The IBP works similarly to the two-level adaptive predictor, using global branch history to select from the set of predicted targets in the BTB. This works because in practice, control flow often correlates with data.

Animal* a;
if (some_condition) {
    a = new Dog();
} else {
    a = new Cat();
}
a->speak();

In this contrived example, the target is perfectly predicted by the preceding branch. Our loop is harder to reason about as there’s no visible branch history initially:

void make_noise(Animal** animals, int n) {
    for (int i = 0; i < n; ++i) {
        animals[i]->speak();
    }
}

However, the branch history will grow to include branches from previous iteration speak() calls. The predictor picks up on the relative ordering of derived classes within animals. So, mispredictions aren’t likely to be a major issue unless the array’s construction and contents are truly random.

If your data is random, sort the array by derived class type ahead of time. The predictor will quickly learn the current speak() target, and mispredicts will only occur when switching between types.

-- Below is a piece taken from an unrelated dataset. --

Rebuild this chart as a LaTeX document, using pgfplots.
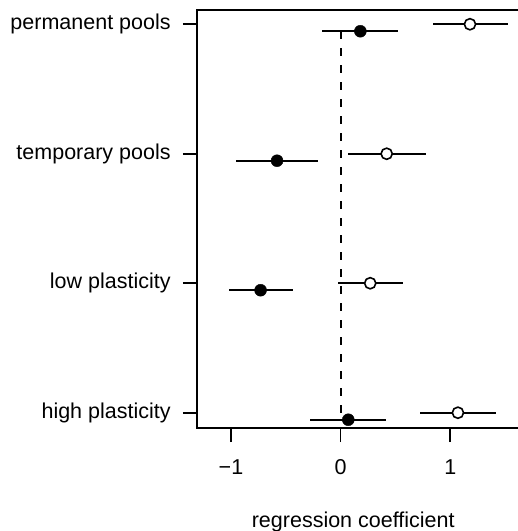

In practice, the history bits aren’t a literal index into the pattern history table. An index function (similar to a hash) incorporates other information to bias the prediction. The exact index functions and finer details of modern prediction aren’t fully public. Techniques vary; AMD, for instance, has used perceptrons in several microarchitectures.

Summary

Virtual functions are rarely the performance problem they’re made out to be. The compiler’s lost opportunity to inline and optimise is the real cost. The CPU-level concerns (extra loads, branch mispredicts) tend to disappear into the noise unless your virtual methods are trivially small or your data is pathologically random.

Still, understanding why they’re usually fine is more useful than just knowing that they are. The interplay of out-of-order execution, branch prediction, and memory hierarchy explains a lot about where performance does, or doesn’t, come from.